Work to be completed: Return, without pictures, the lines from the start of the data through the one that contains "var rhLogTicks = [10, 1000];".

Supplied material:
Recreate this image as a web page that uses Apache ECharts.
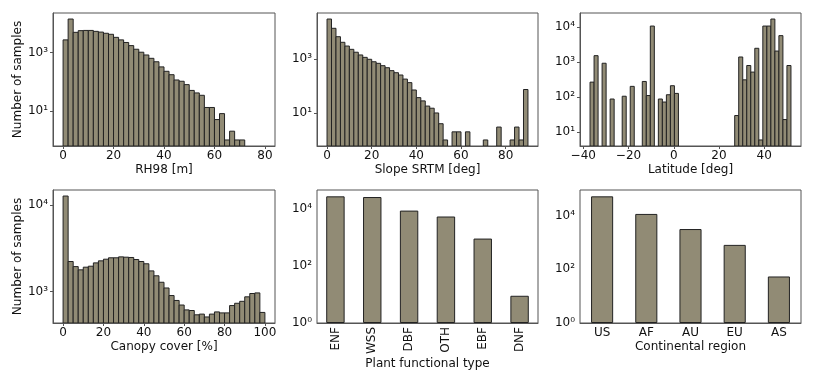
<!DOCTYPE html>
<html>
<head>
<meta charset="utf-8">
<title>Sample distributions</title>
<script src="https://cdn.jsdelivr.net/npm/echarts@6.0.0/dist/echarts.min.js"></script>
<style>
  html, body { margin: 0; padding: 0; background: #fff; }
  #main { width: 814px; height: 383px; }
</style>
</head>
<body>
<div id="main"></div>
<script>
// histogram counts per bin
var rhStart = 0, rhWidth = 2;
var rhCounts = [2700, 14000, 4900, 5600, 5700, 5700, 5300, 5000, 4550, 4200,
  3300, 2700, 2200, 1720, 1290, 1020, 820, 630, 480, 320,
  226, 173, 114, 103, 79, 50, 41, 34, 13, 13,
  5, 8, 1, 2, 1, 1, 0, 0, 0, 0];
var rhTicks = [0, 20, 40, 60, 80];
var rhLogTicks = [10, 1000];

var slopeStart = 0, slopeWidth = 2;
var slopeCounts = [30200, 13700, 6700, 4150, 3020, 2280, 1780, 1410, 1150, 975,
  790, 690, 565, 475, 370, 310, 255, 180, 133, 71,
  37, 28, 18, 15, 10, 4, 1, 0, 2, 2,
  0, 2, 0, 0, 0, 1, 0, 0, 3, 0,
  0, 1, 3, 1, 74];
var slopeTicks = [0, 20, 40, 60, 80];
var slopeLogTicks = [10, 1000];

var latStart = -37.0, latWidth = 1.776;
var latCounts = [271, 1550, 0, 940, 0, 89, 0, 0, 107, 0,
  205, 0, 0, 283, 112, 10900, 0, 89, 73, 118,
  214, 129, 0, 0, 0, 0, 0, 0, 0, 0,
  0, 0, 0, 0, 0, 0, 30, 1420, 315, 810,
  525, 2520, 6, 10900, 10900, 17300, 2100, 5800, 23, 810];
var latTicks = [-40, -20, 0, 20, 40];
var latLogTicks = [10, 100, 1000, 10000];

var coverStart = 0, coverWidth = 2.5;
var coverCounts = [12600, 2220, 1940, 1780, 1910, 1960, 2140, 2260, 2360, 2450,
  2450, 2510, 2490, 2470, 2340, 2220, 2090, 1730, 1520, 1280,
  1100, 900, 790, 700, 615, 605, 540, 550, 510, 550,
  583, 568, 568, 690, 733, 772, 870, 950, 965, 575];
var coverTicks = [0, 20, 40, 60, 80, 100];
var coverLogTicks = [1000, 10000];

var pftNames = ['ENF', 'WSS', 'DBF', 'OTH', 'EBF', 'DNF'];
var pftCounts = [27500, 26000, 8700, 5400, 910, 9];
var regionNames = ['US', 'AF', 'AU', 'EU', 'AS'];
var regionCounts = [52000, 11500, 3150, 810, 54];
var barLogTicks = [1, 100, 10000];

var FILL = '#918b75', EDGE = '#222', FRAME = '#555', TEXT = '#111', FONT = 'DejaVu Sans';

function histData(start, width, counts) {
  var out = [];
  for (var i = 0; i < counts.length; i++) {
    if (counts[i] > 0) out.push([start + i * width, start + (i + 1) * width, counts[i]]);
  }
  return out;
}

// matplotlib style 5% margins
function padExtent(a, b) {
  var m = (b - a) * 0.05;
  return [a - m, b + m];
}

function logExtent(counts) {
  var pos = counts.filter(function (c) { return c > 0; });
  var e = padExtent(Math.log10(Math.min.apply(null, pos)), Math.log10(Math.max.apply(null, pos)));
  return [Math.pow(10, e[0]), Math.pow(10, e[1])];
}

var SUP = { '0': '\u2070', '1': '\u00b9', '2': '\u00b2', '3': '\u00b3', '4': '\u2074', '-': '\u207b' };
function powLabel(v) {
  var e = String(Math.round(Math.log10(v)));
  return '10' + e.split('').map(function (ch) { return SUP[ch]; }).join('');
}
function numLabel(v) {
  return v < 0 ? '\u2212' + (-v) : String(v);
}

function renderHist(params, api) {
  var c = api.value(2);
  var a = api.coord([api.value(0), c]);
  var b = api.coord([api.value(1), c]);
  var base = params.coordSys.y + params.coordSys.height;
  return {
    type: 'rect',
    shape: { x: a[0], y: a[1], width: b[0] - a[0], height: base - a[1] },
    style: { fill: FILL, stroke: EDGE, lineWidth: 1 }
  };
}

var labelStyle = { fontFamily: FONT, fontSize: 12, color: TEXT };
var nameStyle = { fontFamily: FONT, fontSize: 12, color: TEXT };

function valueX(idx, ext, ticks, name) {
  return {
    type: 'value', gridIndex: idx, min: ext[0], max: ext[1],
    name: name, nameLocation: 'middle', nameGap: 18, nameTextStyle: nameStyle,
    splitLine: { show: false },
    axisLine: { onZero: false, lineStyle: { color: FRAME } },
    axisTick: { customValues: ticks, length: 3, lineStyle: { color: FRAME } },
    axisLabel: Object.assign({ customValues: ticks, margin: 4, formatter: numLabel }, labelStyle)
  };
}

function categoryX(idx, names, name, rotate, gap) {
  return {
    type: 'category', gridIndex: idx, data: names,
    name: name, nameLocation: 'middle', nameGap: gap, nameTextStyle: nameStyle,
    axisLine: { onZero: false, lineStyle: { color: FRAME } },
    axisTick: { alignWithLabel: true, length: 3, lineStyle: { color: FRAME } },
    axisLabel: Object.assign({ rotate: rotate, margin: 4, interval: 0 }, labelStyle)
  };
}

function logY(idx, ext, ticks, name) {
  return {
    type: 'log', logBase: 10, gridIndex: idx, min: ext[0], max: ext[1],
    name: name, nameLocation: 'middle', nameGap: 29, nameTextStyle: nameStyle,
    splitLine: { show: false },
    axisLine: { onZero: false, lineStyle: { color: FRAME } },
    axisTick: { customValues: ticks, length: 3, lineStyle: { color: FRAME } },
    axisLabel: Object.assign({ customValues: ticks, margin: 5, formatter: powLabel }, labelStyle)
  };
}

function grid(left, top, width, height) {
  return { left: left, top: top, width: width, height: height, show: true,
    borderColor: FRAME, borderWidth: 1, backgroundColor: 'transparent' };
}

function histSeries(idx, data) {
  return { type: 'custom', xAxisIndex: idx, yAxisIndex: idx, renderItem: renderHist,
    encode: { x: [0, 1], y: 2 }, data: data, clip: true, silent: true };
}

function barSeries(idx, data) {
  return { type: 'bar', xAxisIndex: idx, yAxisIndex: idx, data: data, barWidth: '50%',
    silent: true, itemStyle: { color: FILL, borderColor: EDGE, borderWidth: 1 } };
}

var chart = echarts.init(document.getElementById('main'), null, { renderer: 'canvas' });

var option = {
  animation: false,
  backgroundColor: '#fff',
  grid: [
    grid(53, 13, 222, 133),
    grid(317, 13, 221, 133),
    grid(580, 13, 221, 133),
    grid(53, 190, 222, 133),
    grid(317, 190, 221, 133),
    grid(580, 190, 221, 133)
  ],
  xAxis: [
    valueX(0, padExtent(rhStart, rhStart + rhWidth * rhCounts.length), rhTicks, 'RH98 [m]'),
    valueX(1, padExtent(slopeStart, slopeStart + slopeWidth * slopeCounts.length), slopeTicks, 'Slope SRTM [deg]'),
    valueX(2, padExtent(latStart, latStart + latWidth * latCounts.length), latTicks, 'Latitude [deg]'),
    valueX(3, padExtent(coverStart, coverStart + coverWidth * coverCounts.length), coverTicks, 'Canopy cover [%]'),
    categoryX(4, pftNames, 'Plant functional type', 90, 33),
    categoryX(5, regionNames, 'Continental region', 0, 18)
  ],
  yAxis: [
    logY(0, logExtent(rhCounts), rhLogTicks, 'Number of samples'),
    logY(1, logExtent(slopeCounts), slopeLogTicks, ''),
    logY(2, logExtent(latCounts), latLogTicks, ''),
    logY(3, logExtent(coverCounts), coverLogTicks, 'Number of samples'),
    logY(4, [1, Math.pow(10, Math.log10(Math.max.apply(null, pftCounts)) * 1.05)], barLogTicks, ''),
    logY(5, [1, Math.pow(10, Math.log10(Math.max.apply(null, regionCounts)) * 1.05)], barLogTicks, '')
  ],
  series: [
    histSeries(0, histData(rhStart, rhWidth, rhCounts)),
    histSeries(1, histData(slopeStart, slopeWidth, slopeCounts)),
    histSeries(2, histData(latStart, latWidth, latCounts)),
    histSeries(3, histData(coverStart, coverWidth, coverCounts)),
    barSeries(4, pftCounts),
    barSeries(5, regionCounts)
  ]
};

chart.setOption(option);
</script>
</body>
</html>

Problem solution:
Recreate this image as a web page that uses Apache ECharts.
<!DOCTYPE html>
<html>
<head>
<meta charset="utf-8">
<title>Sample distributions</title>
<script src="https://cdn.jsdelivr.net/npm/echarts@6.0.0/dist/echarts.min.js"></script>
<style>
  html, body { margin: 0; padding: 0; background: #fff; }
  #main { width: 814px; height: 383px; }
</style>
</head>
<body>
<div id="main"></div>
<script>
// histogram counts per bin
var rhStart = 0, rhWidth = 2;
var rhCounts = [2700, 14000, 4900, 5600, 5700, 5700, 5300, 5000, 4550, 4200,
  3300, 2700, 2200, 1720, 1290, 1020, 820, 630, 480, 320,
  226, 173, 114, 103, 79, 50, 41, 34, 13, 13,
  5, 8, 1, 2, 1, 1, 0, 0, 0, 0];
var rhTicks = [0, 20, 40, 60, 80];
var rhLogTicks = [10, 1000];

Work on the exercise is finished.